Organizatorzy postawili nie tylko na wierne odtworzenie samego momentu przyjazdu Paderewskiego, ale także na oddanie nastroju tamtych dni. Harcerze z płonącymi pochodniami, rekonstruktorzy w mundurach straży ludowej oraz śpiew towarzyszący całemu wydarzeniu sprawiły, iż uczestnicy mogli poczuć się jak świadkowie przełomowych wydarzeń z końca 1918 roku.
Nowością była możliwość wspólnego śpiewania pieśni powstańczych i kolęd bez konieczności znajomości tekstów na pamięć. Zwrotki były wyświetlane na telebimie, dzięki czemu każdy mógł włączyć się w śpiew i stać się częścią inscenizacji. Ten element spotkał się z bardzo ciepłym przyjęciem i dodatkowo zintegrował zgromadzonych na peronie.
Bohaterowie drugiego planu – równie ważni
Tegoroczna inscenizacja została wzbogacona także o projekt „Niezwyczajni”, realizowany na zlecenie Samorządu Województwa Wielkopolskiego. Jego celem jest przypomnienie postaci mniej znanych, ale niezwykle ważnych dla sukcesu Powstania Wielkopolskiego – ludzi różnych zawodów i środowisk, których codzienna odwaga i determinacja złożyły się na zwycięski zryw.

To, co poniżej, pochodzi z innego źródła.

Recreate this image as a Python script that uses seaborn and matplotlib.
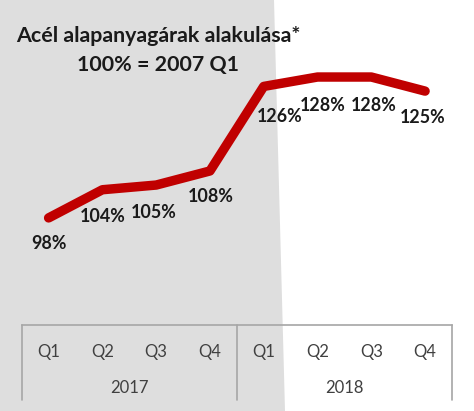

Przyjazd Ignacego Jana Paderewskiego na Dworzec Letni po raz kolejny udowodnił, iż historia może być żywa, poruszająca i bliska współczesnym odbiorcom. Poznań znów stał się miejscem, w którym przeszłość spotkała się z teraźniejszością, a pamięć o Powstaniu Wielkopolskim wybrzmiała nie tylko w słowach, ale także w obrazie, dźwięku i wspólnym przeżywaniu historii.